═════ Supplied material ═════

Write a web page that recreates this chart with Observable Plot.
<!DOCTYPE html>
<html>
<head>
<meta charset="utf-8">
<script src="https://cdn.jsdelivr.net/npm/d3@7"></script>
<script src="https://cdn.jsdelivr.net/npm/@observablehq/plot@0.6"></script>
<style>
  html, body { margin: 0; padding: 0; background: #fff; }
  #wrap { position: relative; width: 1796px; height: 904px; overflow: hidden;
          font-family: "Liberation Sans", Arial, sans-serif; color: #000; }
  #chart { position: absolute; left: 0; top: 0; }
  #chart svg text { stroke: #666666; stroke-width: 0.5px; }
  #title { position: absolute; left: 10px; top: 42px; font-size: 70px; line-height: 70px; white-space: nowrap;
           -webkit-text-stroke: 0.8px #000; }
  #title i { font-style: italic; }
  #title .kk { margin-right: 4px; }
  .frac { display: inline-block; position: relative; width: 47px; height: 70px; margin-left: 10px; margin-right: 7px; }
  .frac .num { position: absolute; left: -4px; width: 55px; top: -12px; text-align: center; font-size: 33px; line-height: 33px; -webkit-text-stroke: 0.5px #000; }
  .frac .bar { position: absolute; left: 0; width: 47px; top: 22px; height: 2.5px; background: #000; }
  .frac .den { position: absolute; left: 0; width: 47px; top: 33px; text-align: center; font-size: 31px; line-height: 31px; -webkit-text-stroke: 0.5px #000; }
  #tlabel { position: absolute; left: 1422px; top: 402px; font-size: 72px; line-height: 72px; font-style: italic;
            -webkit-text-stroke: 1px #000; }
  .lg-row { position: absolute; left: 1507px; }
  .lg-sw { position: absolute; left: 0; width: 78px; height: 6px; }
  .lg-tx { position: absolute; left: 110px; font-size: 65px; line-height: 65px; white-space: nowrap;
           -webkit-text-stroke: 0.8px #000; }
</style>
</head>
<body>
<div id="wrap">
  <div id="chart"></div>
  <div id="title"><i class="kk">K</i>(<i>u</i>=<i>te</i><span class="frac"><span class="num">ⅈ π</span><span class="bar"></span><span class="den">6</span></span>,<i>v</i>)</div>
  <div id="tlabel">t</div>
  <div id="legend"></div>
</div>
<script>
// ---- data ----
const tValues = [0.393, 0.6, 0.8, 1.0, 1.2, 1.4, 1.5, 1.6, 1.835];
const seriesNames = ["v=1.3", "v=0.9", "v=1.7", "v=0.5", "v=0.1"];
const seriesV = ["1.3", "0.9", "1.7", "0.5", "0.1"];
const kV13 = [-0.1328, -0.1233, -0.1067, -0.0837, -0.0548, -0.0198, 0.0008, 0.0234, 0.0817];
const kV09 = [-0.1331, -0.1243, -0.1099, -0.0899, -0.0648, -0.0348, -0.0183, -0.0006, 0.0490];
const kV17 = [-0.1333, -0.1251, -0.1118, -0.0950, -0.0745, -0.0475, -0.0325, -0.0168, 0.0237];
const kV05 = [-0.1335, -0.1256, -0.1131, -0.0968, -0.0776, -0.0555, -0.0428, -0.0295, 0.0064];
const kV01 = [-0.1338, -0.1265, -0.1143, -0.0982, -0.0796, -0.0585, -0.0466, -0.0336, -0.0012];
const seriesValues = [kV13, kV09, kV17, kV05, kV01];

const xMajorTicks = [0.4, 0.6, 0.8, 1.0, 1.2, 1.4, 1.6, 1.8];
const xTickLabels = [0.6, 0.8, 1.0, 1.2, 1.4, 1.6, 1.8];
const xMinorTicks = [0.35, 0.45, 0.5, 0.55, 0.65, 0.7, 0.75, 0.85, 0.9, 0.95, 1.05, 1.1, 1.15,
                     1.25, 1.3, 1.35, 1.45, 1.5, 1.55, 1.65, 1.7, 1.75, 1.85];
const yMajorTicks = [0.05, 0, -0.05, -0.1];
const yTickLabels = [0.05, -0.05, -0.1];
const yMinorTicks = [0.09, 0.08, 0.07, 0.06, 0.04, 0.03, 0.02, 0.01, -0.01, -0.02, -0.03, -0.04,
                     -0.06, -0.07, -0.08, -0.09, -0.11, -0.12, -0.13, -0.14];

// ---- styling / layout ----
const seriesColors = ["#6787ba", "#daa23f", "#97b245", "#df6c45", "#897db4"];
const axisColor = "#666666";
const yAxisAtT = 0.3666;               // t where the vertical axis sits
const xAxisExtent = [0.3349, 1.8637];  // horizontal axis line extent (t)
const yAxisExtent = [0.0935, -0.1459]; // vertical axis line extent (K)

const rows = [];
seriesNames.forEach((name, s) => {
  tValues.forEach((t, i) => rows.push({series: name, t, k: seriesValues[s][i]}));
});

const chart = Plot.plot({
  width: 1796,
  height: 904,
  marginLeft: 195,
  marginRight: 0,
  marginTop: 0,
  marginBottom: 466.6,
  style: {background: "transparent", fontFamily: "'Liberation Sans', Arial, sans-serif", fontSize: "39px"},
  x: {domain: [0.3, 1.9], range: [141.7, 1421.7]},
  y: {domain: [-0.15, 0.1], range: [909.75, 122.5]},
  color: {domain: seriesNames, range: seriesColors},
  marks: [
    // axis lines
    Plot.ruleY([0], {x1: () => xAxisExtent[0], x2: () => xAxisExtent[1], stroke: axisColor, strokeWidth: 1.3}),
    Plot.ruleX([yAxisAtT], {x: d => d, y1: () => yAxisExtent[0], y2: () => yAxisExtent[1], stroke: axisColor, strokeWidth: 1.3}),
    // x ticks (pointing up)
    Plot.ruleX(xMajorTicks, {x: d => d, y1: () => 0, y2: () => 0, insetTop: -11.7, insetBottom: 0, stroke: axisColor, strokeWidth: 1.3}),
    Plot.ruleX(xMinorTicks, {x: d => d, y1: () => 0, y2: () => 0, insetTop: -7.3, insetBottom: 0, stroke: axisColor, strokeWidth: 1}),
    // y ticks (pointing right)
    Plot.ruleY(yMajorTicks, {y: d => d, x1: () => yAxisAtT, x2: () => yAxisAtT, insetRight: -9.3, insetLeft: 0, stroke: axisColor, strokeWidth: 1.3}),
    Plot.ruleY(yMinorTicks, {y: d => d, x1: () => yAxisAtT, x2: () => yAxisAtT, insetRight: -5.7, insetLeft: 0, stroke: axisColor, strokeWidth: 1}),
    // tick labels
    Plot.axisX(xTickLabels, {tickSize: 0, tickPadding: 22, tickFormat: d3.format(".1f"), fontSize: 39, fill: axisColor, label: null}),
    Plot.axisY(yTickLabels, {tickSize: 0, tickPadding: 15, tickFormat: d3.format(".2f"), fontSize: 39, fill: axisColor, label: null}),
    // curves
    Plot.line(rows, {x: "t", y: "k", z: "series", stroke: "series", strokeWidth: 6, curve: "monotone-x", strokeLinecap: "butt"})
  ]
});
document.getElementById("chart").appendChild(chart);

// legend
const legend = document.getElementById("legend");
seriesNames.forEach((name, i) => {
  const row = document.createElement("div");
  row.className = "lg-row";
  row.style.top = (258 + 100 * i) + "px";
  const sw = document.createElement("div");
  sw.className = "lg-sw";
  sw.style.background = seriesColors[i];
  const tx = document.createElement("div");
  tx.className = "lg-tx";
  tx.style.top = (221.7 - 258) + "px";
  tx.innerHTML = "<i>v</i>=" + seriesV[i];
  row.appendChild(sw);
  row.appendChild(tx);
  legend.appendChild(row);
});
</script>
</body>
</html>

═════
═════ Supplied material ═════

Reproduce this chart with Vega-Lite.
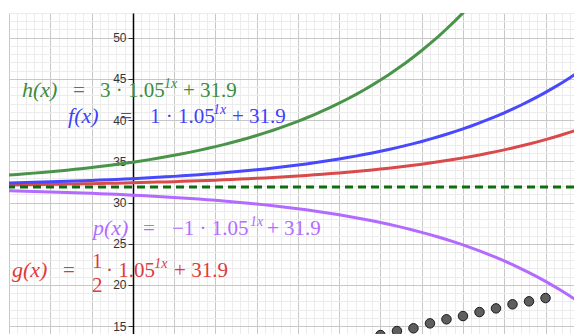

═════
═════ Supplied material ═════

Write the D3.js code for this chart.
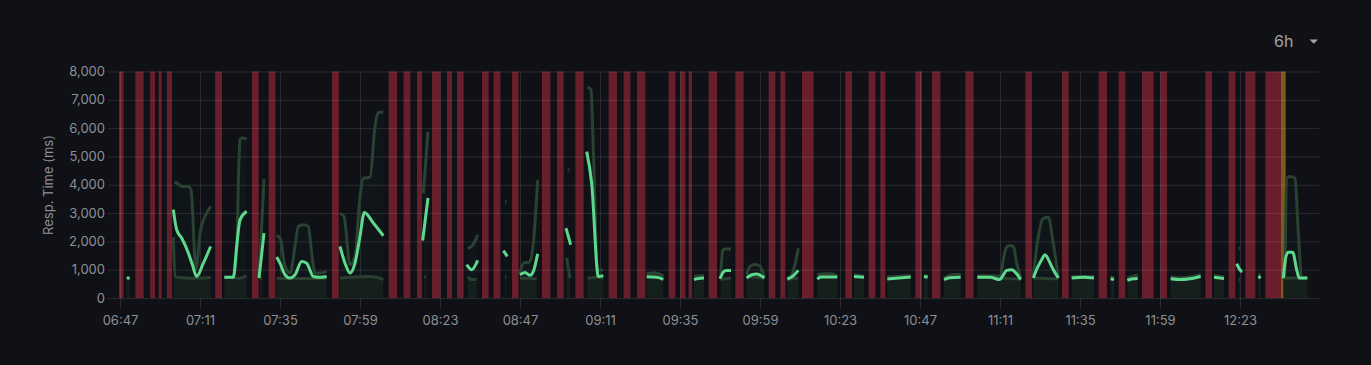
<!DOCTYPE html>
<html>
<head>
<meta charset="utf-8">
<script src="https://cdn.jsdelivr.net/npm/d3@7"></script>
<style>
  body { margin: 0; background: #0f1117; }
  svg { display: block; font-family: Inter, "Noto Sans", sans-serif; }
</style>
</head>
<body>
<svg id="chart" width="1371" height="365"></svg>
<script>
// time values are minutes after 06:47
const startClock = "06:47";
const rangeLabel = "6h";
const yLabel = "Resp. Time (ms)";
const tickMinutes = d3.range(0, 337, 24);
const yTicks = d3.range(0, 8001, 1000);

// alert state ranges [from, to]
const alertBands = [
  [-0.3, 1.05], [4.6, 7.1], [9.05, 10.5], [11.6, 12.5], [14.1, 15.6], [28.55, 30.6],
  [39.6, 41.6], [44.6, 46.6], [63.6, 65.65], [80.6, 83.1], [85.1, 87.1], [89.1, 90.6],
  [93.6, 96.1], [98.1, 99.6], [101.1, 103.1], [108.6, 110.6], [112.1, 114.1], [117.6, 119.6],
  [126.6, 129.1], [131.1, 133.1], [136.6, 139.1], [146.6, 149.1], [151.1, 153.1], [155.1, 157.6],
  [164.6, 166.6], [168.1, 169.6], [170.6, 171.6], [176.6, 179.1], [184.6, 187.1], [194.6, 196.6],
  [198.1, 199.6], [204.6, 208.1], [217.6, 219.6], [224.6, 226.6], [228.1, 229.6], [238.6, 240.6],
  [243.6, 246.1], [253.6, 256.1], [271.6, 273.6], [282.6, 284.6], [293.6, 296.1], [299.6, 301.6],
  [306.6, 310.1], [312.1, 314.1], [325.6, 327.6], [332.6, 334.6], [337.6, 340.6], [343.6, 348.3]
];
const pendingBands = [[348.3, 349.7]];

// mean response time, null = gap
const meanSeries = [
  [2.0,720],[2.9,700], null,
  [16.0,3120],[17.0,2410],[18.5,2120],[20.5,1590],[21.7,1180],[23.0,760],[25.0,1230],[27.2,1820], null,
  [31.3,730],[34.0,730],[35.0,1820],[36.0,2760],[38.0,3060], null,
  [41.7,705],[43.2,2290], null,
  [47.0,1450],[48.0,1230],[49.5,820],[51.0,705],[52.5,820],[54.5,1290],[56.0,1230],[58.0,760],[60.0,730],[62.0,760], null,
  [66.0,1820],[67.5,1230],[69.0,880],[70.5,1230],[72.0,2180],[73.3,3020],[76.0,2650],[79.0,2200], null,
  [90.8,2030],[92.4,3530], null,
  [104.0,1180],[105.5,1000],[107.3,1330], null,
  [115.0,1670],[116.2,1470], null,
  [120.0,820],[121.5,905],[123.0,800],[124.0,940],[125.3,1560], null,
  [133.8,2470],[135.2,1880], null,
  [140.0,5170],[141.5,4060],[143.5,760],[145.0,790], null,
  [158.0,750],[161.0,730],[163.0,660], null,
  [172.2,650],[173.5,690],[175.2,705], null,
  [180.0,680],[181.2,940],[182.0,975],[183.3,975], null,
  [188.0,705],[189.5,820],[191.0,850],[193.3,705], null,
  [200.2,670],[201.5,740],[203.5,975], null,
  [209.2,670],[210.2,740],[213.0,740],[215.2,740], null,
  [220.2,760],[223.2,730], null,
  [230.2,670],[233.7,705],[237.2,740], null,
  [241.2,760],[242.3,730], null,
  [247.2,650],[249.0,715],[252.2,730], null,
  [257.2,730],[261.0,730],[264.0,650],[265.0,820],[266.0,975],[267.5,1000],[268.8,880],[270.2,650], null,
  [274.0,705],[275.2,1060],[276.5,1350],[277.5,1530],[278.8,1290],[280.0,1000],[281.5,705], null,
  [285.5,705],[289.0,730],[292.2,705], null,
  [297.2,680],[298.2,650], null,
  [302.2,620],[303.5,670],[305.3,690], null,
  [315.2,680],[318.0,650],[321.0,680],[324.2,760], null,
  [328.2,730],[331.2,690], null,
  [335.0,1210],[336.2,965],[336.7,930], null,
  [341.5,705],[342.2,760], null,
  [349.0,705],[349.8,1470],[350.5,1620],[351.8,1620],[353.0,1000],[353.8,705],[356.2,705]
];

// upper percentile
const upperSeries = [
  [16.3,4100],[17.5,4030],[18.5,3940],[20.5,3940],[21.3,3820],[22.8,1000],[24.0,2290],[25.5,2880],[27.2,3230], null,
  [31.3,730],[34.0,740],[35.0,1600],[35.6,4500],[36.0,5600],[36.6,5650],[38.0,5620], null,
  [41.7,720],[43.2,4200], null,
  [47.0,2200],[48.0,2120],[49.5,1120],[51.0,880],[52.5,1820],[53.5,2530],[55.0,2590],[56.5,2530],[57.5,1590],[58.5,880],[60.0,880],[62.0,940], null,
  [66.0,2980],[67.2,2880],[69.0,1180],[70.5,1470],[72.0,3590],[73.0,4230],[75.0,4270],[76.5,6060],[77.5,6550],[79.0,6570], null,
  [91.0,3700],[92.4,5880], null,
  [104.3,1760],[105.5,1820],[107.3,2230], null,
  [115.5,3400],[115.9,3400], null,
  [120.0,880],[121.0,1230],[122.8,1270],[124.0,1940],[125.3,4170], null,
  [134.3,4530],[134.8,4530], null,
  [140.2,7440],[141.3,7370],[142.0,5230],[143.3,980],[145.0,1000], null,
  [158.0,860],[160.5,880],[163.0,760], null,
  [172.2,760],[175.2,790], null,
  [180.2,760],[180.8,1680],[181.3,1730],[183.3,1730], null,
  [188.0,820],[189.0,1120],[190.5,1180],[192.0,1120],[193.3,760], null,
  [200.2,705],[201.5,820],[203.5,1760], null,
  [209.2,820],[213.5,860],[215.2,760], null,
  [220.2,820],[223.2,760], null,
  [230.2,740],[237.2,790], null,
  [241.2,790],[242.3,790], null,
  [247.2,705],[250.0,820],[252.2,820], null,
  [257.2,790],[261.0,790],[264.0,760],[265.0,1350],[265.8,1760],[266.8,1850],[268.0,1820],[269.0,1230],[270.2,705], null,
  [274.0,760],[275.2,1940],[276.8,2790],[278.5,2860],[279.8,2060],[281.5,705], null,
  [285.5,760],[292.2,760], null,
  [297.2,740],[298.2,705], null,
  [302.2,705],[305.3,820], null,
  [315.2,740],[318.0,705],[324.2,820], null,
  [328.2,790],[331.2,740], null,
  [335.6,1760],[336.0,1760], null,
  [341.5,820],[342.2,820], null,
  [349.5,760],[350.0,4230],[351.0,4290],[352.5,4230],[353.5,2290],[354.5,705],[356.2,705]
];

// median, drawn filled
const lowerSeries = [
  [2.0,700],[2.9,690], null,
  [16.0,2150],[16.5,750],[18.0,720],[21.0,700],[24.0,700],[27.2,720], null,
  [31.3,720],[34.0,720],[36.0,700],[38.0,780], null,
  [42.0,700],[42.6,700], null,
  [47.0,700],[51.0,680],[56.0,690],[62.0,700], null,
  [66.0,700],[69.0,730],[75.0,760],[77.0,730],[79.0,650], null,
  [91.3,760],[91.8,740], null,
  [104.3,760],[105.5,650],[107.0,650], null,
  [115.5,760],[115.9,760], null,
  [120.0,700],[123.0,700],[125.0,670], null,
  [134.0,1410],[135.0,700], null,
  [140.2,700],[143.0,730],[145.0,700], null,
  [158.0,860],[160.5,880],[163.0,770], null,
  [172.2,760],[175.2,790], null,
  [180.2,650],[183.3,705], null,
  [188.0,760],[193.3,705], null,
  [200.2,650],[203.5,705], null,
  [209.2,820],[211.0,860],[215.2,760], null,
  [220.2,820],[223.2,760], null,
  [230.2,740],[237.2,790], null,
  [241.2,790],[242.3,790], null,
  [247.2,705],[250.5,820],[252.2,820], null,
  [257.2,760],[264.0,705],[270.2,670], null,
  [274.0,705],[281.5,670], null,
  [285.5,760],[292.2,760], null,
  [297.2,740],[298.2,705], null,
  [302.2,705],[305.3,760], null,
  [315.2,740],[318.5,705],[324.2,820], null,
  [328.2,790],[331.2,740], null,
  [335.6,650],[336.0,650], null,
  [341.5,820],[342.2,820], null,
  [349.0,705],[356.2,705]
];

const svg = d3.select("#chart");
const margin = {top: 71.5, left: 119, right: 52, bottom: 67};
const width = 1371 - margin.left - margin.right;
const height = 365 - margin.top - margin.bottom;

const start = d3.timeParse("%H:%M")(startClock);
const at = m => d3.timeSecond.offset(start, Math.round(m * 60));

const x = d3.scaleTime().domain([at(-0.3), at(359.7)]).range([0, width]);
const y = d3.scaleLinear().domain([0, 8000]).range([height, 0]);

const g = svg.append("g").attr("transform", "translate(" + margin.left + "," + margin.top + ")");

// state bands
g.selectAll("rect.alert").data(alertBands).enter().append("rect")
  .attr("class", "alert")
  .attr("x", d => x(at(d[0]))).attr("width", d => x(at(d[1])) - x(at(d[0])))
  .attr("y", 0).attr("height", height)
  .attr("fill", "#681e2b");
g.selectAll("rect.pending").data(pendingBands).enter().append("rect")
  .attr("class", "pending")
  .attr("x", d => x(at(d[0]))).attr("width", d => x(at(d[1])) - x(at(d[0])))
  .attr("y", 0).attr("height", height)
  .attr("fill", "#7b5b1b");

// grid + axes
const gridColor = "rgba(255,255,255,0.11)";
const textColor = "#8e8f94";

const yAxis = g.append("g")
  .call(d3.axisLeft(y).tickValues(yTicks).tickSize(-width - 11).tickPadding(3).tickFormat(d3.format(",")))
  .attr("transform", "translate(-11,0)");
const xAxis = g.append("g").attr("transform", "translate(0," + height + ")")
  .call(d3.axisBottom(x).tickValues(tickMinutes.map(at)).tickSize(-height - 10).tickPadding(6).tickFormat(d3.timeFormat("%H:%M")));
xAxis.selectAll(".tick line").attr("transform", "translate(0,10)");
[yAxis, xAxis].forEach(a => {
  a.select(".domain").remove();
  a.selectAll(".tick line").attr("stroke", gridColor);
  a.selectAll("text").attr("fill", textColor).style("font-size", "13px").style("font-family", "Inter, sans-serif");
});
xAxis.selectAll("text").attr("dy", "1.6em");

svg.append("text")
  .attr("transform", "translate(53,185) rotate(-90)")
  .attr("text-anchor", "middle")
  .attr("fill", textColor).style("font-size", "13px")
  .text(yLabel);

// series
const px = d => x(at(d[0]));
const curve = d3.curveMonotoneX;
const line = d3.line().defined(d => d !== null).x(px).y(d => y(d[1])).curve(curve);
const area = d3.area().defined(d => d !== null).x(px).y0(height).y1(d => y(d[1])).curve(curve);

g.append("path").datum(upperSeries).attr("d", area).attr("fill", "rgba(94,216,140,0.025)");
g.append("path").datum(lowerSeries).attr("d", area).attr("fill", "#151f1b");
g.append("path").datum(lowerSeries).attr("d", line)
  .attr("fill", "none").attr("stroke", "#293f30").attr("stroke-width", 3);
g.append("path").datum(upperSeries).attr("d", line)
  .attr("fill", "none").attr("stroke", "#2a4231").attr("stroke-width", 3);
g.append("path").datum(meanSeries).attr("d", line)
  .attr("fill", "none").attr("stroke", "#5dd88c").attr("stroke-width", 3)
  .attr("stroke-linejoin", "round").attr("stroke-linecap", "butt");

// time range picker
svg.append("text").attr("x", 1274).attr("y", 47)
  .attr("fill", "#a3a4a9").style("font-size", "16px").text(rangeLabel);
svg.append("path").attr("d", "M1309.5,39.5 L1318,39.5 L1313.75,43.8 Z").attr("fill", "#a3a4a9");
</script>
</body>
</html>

═════

◆ **Exercise brief**
In the listing above, find the line with "Write the D3.js code for this chart." and the line with "const yTicks = d3.range(0, 8001, 1000);". Set down both and every line between them, minus the pictures.

◆ **Output**
Write the D3.js code for this chart.
<!DOCTYPE html>
<html>
<head>
<meta charset="utf-8">
<script src="https://cdn.jsdelivr.net/npm/d3@7"></script>
<style>
  body { margin: 0; background: #0f1117; }
  svg { display: block; font-family: Inter, "Noto Sans", sans-serif; }
</style>
</head>
<body>
<svg id="chart" width="1371" height="365"></svg>
<script>
// time values are minutes after 06:47
const startClock = "06:47";
const rangeLabel = "6h";
const yLabel = "Resp. Time (ms)";
const tickMinutes = d3.range(0, 337, 24);
const yTicks = d3.range(0, 8001, 1000);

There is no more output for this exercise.